After the flood
As many of you know, UH Mānoa is still recovering from what valley residents called the worst storm in 50 years. Water poured from Mānoa Stream Oct. 30, creating a swath of destruction down the Diamond Head side of the campus. Students meeting in Hamilton Library broke a window to escape rising water as the flood swept books, rare manuscripts and irreplaceable documents as far as the athletics complex.
I’m pleased to report that classes were cancelled for only two school days. Faculty, staff, students and volunteers rallied to salvage and clean what could be recovered, and technicians worked around the clock to restore power to 35 buildings. Gov. Lingle’s declaration of a state of emergency and the efforts of State Civil Defense and National Guard authorities, facilitated recovery efforts.

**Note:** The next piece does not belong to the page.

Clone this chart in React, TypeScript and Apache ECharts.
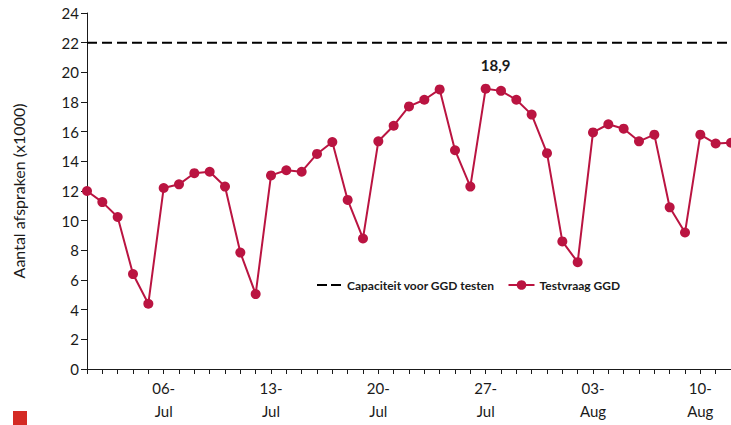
import React, { useEffect, useRef } from "react";
import * as echarts from "echarts";

const categories = [
  "01-Jul", "02-Jul", "03-Jul", "04-Jul", "05-Jul", "06-Jul", "07-Jul", "08-Jul", "09-Jul", "10-Jul",
  "11-Jul", "12-Jul", "13-Jul", "14-Jul", "15-Jul", "16-Jul", "17-Jul", "18-Jul", "19-Jul", "20-Jul",
  "21-Jul", "22-Jul", "23-Jul", "24-Jul", "25-Jul", "26-Jul", "27-Jul", "28-Jul", "29-Jul", "30-Jul",
  "31-Jul", "01-Aug", "02-Aug", "03-Aug", "04-Aug", "05-Aug", "06-Aug", "07-Aug", "08-Aug", "09-Aug",
  "10-Aug", "11-Aug", "12-Aug",
];

const testvraag = [
  12.0, 11.25, 10.25, 6.4, 4.4, 12.2, 12.45, 13.2, 13.3, 12.3,
  7.85, 5.05, 13.05, 13.4, 13.3, 14.5, 15.3, 11.4, 8.8, 15.35,
  16.4, 17.7, 18.15, 18.85, 14.75, 12.3, 18.9, 18.75, 18.15, 17.15,
  14.55, 8.6, 7.2, 15.95, 16.5, 16.2, 15.35, 15.8, 10.9, 9.2,
  15.8, 15.2, 15.25,
];

const CAPACITY = 22;
const capaciteit = categories.map(() => CAPACITY);

const peakIndex = 26;
const peakLabel = "18,9";

const yTicks = { min: 0, max: 24, interval: 2 };

const RED = "#BA1441";
const TEXT = "#1a1a1a";
const FONT = "Lato, 'Open Sans', sans-serif";
const DASH_ICON = "path://M0,0 M24,12 M0,5 L10,5 L10,7 L0,7 Z M14,5 L24,5 L24,7 L14,7 Z";

export default function App() {
  const ref = useRef<HTMLDivElement>(null);
  useEffect(() => {
    if (!ref.current) return;
    const chart = echarts.init(ref.current, undefined, { renderer: "svg" });
    chart.setOption({
      animation: false,
      textStyle: { fontFamily: FONT },
      grid: { left: 87, right: -1, top: 13, bottom: 56, containLabel: false },
      legend: {
        left: 312,
        top: 274,
        itemWidth: 26,
        itemHeight: 12,
        itemGap: 13,
        textStyle: { fontSize: 12, fontWeight: "bold", color: TEXT, fontFamily: FONT },
        data: [
          { name: "Capaciteit voor GGD testen", icon: DASH_ICON, itemStyle: { color: "#000" } },
          { name: "Testvraag GGD" },
        ],
      },
      xAxis: {
        type: "category",
        boundaryGap: false,
        data: categories,
        axisLine: { lineStyle: { color: TEXT, width: 1 } },
        axisTick: { show: true, interval: 0, length: 5, lineStyle: { color: TEXT } },
        axisLabel: {
          interval: (i: number) => (i - 5) % 7 === 0,
          formatter: (v: string) => v.replace("-", "-\n"),
          fontSize: 15,
          lineHeight: 23,
          color: TEXT,
          margin: 7,
        },
        splitLine: { show: false },
      },
      yAxis: {
        type: "value",
        min: yTicks.min,
        max: yTicks.max,
        interval: yTicks.interval,
        name: "Aantal afspraken (x1000)",
        nameLocation: "middle",
        nameRotate: 90,
        nameGap: 61,
        nameTextStyle: { fontSize: 16, color: TEXT },
        axisLine: { show: true, lineStyle: { color: TEXT, width: 1 } },
        axisTick: { show: true, length: 6, lineStyle: { color: TEXT } },
        axisLabel: { fontSize: 15, color: TEXT, margin: 8 },
        splitLine: { show: false },
      },
      series: [
        {
          name: "Capaciteit voor GGD testen",
          type: "line",
          data: capaciteit,
          symbol: "none",
          lineStyle: { color: "#000", width: 2, type: [10, 5] },
          itemStyle: { color: "#000" },
          z: 1,
        },
        {
          name: "Testvraag GGD",
          type: "line",
          data: testvraag.map((v, i) =>
            i === peakIndex
              ? {
                  value: v,
                  label: {
                    show: true,
                    position: "top",
                    formatter: peakLabel,
                    fontSize: 15,
                    fontWeight: "bold",
                    color: TEXT,
                    offset: [10, -6],
                  },
                }
              : v
          ),
          symbol: "circle",
          symbolSize: 10,
          showSymbol: true,
          showAllSymbol: true,
          lineStyle: { color: RED, width: 2 },
          itemStyle: { color: RED },
          z: 2,
        },
      ],
      graphic: [
        {
          type: "rect",
          left: 13,
          top: 411,
          shape: { width: 14, height: 14 },
          style: { fill: "#D42A24" },
        },
      ],
    });
    return () => chart.dispose();
  }, []);
  return (
    <div
      ref={ref}
      style={{ position: "absolute", left: 0, top: 0, width: 731, height: 425, overflow: "hidden" }}
    />
  );
}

Hamilton and Biomedical Sciences were the most seriously damaged buildings; the bulk of remaining mitigation and restoration efforts is concentrated there. We are still tallying the damage, but the probability grows daily that we will exceed the State’s $25 million insurance coverage. If so, we will ask the governor and the Legislature for funds to make the M’noa campus whole.
To be sure, nothing can replace years of data and specimen collections spoiled or swept away by muddy waters, but I am proud of the way the entire campus came together to assess needs and stem the damage. I am grateful to community leaders who offered office space for displaced faculty and staff, food and water for volunteers and moving boxes and freezer containers for temporary storage of library materials. By Dec. 1, the UH Foundation had recorded $60,000 in gifts to campus and library recovery funds. If you wish to help, you can make a gift online for the campus or library.
Together, we will recover stronger than ever.